Teller readies for retirement

PHOTO BY JILL GOSCHE Karon Moyer, who is retiring from PNC Bank, stands in front of her teller station Friday morning.

A banking career of nearly four and a half decades is coming to an end for PNC Bank’s lead teller.

Karon Moyer of Tiffin is retiring from PNC Bank Feb. 28 after 44 1/2 years. She started working for the bank in July 1973.

“My husband’s counting the days down (until I retire). I’m not; he is. … I feel still that I have a job to do,” she said.

Moyer said it is going to be a hard exit.

“I will cry. … I always like to help people,” she said.

The bank was First National Bank of Tiffin before it became National City of Norwalk, National City Corp. of Cleveland and finally PNC Bank.

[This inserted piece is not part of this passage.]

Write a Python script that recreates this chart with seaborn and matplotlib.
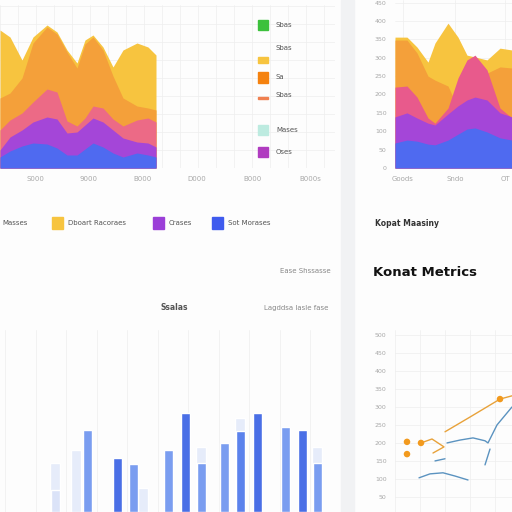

Moyer worked in the building that now houses the county recorder, treasurer and auditor downtown, in the bank’s east-side branch that since has been torn down and in Norwalk. She also underwent training in North Carolina.

Moyer, a 1971 Columbian High School graduate, has worked in the bank’s Market Street location since 2000.

Shirley Smith, PNC’s manager since 1987, said she has been lucky not to have had high turnover.

The bank has gone from doing everything on paper to now being all electronic.

“Everything was on journal paper … when I first started,” Moyer said.

She has seen more cases of fraud over the course of her career, and the bank no longer does statements and filing like it previously did.

Moyer said sometimes, one just knows when it’s time to go.

She said she has enjoyed the people upon whom she waits.

“That’s the hardest part of leaving,” she said.

Moyer’s plans for retirement include downsizing belongings in her house.

She said she and Dwight, her husband of 16 years, want to travel and spend more time with their grandchildren. Dwight retired from National Machinery in April.

“He’s had a little time to acclimate himself to that,” she said.

The Moyers also make maple syrup and started collecting sap a few days ago. They have 24 taps and bottle the syrup for themselves and for family, Moyer said.

“That’s our little hobby for the wintertime. … It’s not a big operation,” she said.